Incorporating solar electric devices into all parts of the building, instead of placing solar panels on the roof, is known as building integrated photovoltaics (BIPV), a concept that inspires many designers. By incorporating the function of solar panels into other building materials, the cost of PV will drop, in large part because the elaborate mounting systems sometimes used to meet structural and wind loading requirements are not needed. If solar energy is produced by windows, for example, it greatly simplifies the overall design and construction effort by eliminating dedicated mounting structures. BIPV also increases available surface area for solar collection.
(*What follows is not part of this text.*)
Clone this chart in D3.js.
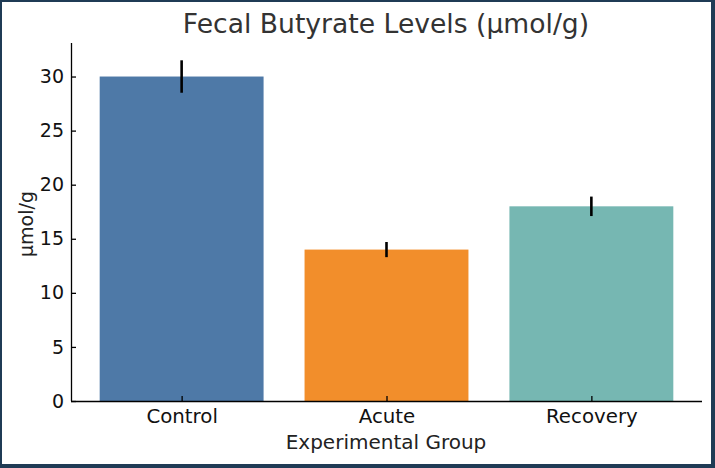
<!DOCTYPE html>
<html>
<head>
<meta charset="utf-8">
<script src="https://cdn.jsdelivr.net/npm/d3@7"></script>
<style>
  html, body { margin: 0; padding: 0; background: #fff; }
  svg text { font-family: "DejaVu Sans", sans-serif; }
</style>
</head>
<body>
<div class="chart"></div>
<script>
// Data
var groups = ["Control", "Acute", "Recovery"];
var butyrate = [30, 14, 18];
var errors = [1.5, 0.7, 0.9];
var colors = ["#4e79a7", "#f28e2b", "#76b7b2"];
var yTicks = [0, 5, 10, 15, 20, 25, 30];

// Configuration
var width = 715;
var height = 468;

var svg = d3.select(".chart").append("svg")
    .attr("width", width)
    .attr("height", height);

// frame round the picture
svg.append("rect")
    .attr("x", 1).attr("y", 1)
    .attr("width", width - 2.5).attr("height", height - 3)
    .attr("fill", "#fff")
    .attr("stroke", "#1f3b55")
    .attr("stroke-width", 2);
svg.append("rect")
    .attr("x", 0).attr("y", height - 4)
    .attr("width", width).attr("height", 4)
    .attr("fill", "#1f3b55");
svg.append("rect")
    .attr("x", width - 4).attr("y", 0)
    .attr("width", 4).attr("height", height)
    .attr("fill", "#1f3b55");

// Scales (bar positions like matplotlib: centres at 0,1,2, width 0.8)
var x = d3.scaleLinear()
    .domain([-0.54, 2.54])
    .range([71, 702]);
var y = d3.scaleLinear()
    .domain([0, 33.1])
    .range([401, 43]);
var barW = x(0.8) - x(0);

// Bars
svg.selectAll("rect.bar")
    .data(butyrate)
    .enter().append("rect")
    .attr("class", "bar")
    .attr("x", function(d, i) { return x(i - 0.4); })
    .attr("y", function(d) { return y(d); })
    .attr("width", barW)
    .attr("height", function(d) { return y(0) - y(d); })
    .attr("fill", function(d, i) { return colors[i]; });

// Error bars
svg.selectAll("line.err")
    .data(butyrate)
    .enter().append("line")
    .attr("class", "err")
    .attr("x1", function(d, i) { return x(i); })
    .attr("x2", function(d, i) { return x(i); })
    .attr("y1", function(d, i) { return y(d - errors[i]); })
    .attr("y2", function(d, i) { return y(d + errors[i]); })
    .attr("stroke", "#000")
    .attr("stroke-width", 2.6);

// Axes (ticks point inward)
var yAxis = d3.axisLeft(y)
    .tickValues(yTicks)
    .tickSizeInner(-5)
    .tickSizeOuter(0)
    .tickPadding(7);
var gy = svg.append("g")
    .attr("transform", "translate(71,0)")
    .call(yAxis);

var xAxis = d3.axisBottom(x)
    .tickValues([0, 1, 2])
    .tickFormat(function(d) { return groups[d]; })
    .tickSizeInner(-5)
    .tickSizeOuter(0)
    .tickPadding(8);
var gx = svg.append("g")
    .attr("transform", "translate(0,401)")
    .call(xAxis);

[gx, gy].forEach(function(g) {
  g.select(".domain").attr("stroke", "#000").attr("stroke-width", 1.3);
  g.selectAll(".tick line").attr("stroke", "#000").attr("stroke-width", 1.3);
  g.selectAll(".tick text")
    .attr("fill", "#111")
    .style("font-family", "DejaVu Sans, sans-serif");
});
gy.selectAll(".tick text").style("font-size", "19px");
gx.selectAll(".tick text").style("font-size", "19.8px");
gy.select(".domain").attr("d", "M0.5," + y.range()[0] + "V" + y.range()[1]);
gx.select(".domain").attr("d", "M" + x.range()[0] + ",0.5H" + x.range()[1]);

// Title and axis labels
svg.append("text")
    .attr("x", 386)
    .attr("y", 33)
    .attr("text-anchor", "middle")
    .attr("fill", "#333")
    .style("font-size", "26.6px")
    .text("Fecal Butyrate Levels (μmol/g)");

svg.append("text")
    .attr("x", 386)
    .attr("y", 449)
    .attr("text-anchor", "middle")
    .attr("fill", "#222")
    .style("font-size", "20px")
    .text("Experimental Group");

svg.append("text")
    .attr("transform", "translate(33,224) rotate(-90)")
    .attr("text-anchor", "middle")
    .attr("fill", "#222")
    .style("font-size", "19px")
    .text("μmol/g");
</script>
</body>
</html>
Two photovoltaic technologies are commonly used for BIPV. Currently, monocrystalline solar cells are the most efficient and most costly, while thin-film cells are less expensive, but not quite as efficient. This means that monocrystalline cells are generally used where space is limited. Thin-film technology works well when there is more area available for BIPV systems, such as building facades, canopies and other structural elements.

Transforming building elements, such as roofs, walls, and even walkways, into electricity generators greatly increases the total potential energy output and can create a more even production throughout the day. Here are a few examples of how it can work.

Perhaps the easiest way to integrate a solar array into building architecture is to use a shingle that also generates electricity. Solar shingles cover the roof and generate electricity. While homeowners who buy solar electric systems generally love to see their investment, the neighbors may be less pleased. This approach makes the most sense for new construction, where a new roof is needed anyway. It also makes good sense when an existing roof needs to be  replaced. Solar shingles may cost about 30% more than a typical solar electric installation. While the solar shingles lay flat on the roof structure, they are not entirely invisible due to a slight difference in color and reflectivity.

Another BIPV system, solar glazing, replaces windows and skylights. Although there is some reduction in transparency, the current generation of photovoltaic glazing doesn’t have visible wires. This approach has been used in several large commercial structures around the world. While the cost of solar glazing is currently higher than traditional solar modules, prices promise to fall with an increase in the number of projects that uses this exciting new solar technology.

A solar canopy or porch can cover an outdoor living space or entrance. Exterior shades, which are becoming more common to reduce solar gain in commercial buildings and homes, can provide electricity as well as shade. Electric vehicle charging shelters offer a unique opportunity to combine electricity generation and use. Here again, a single structural element has a dual function.

A solar faćade may be the ultimate application of BIPV. In this approach, the entire outer surface of the building produces energy. Several companies now make PV panels specifically for curtain wall and rainscreen applications.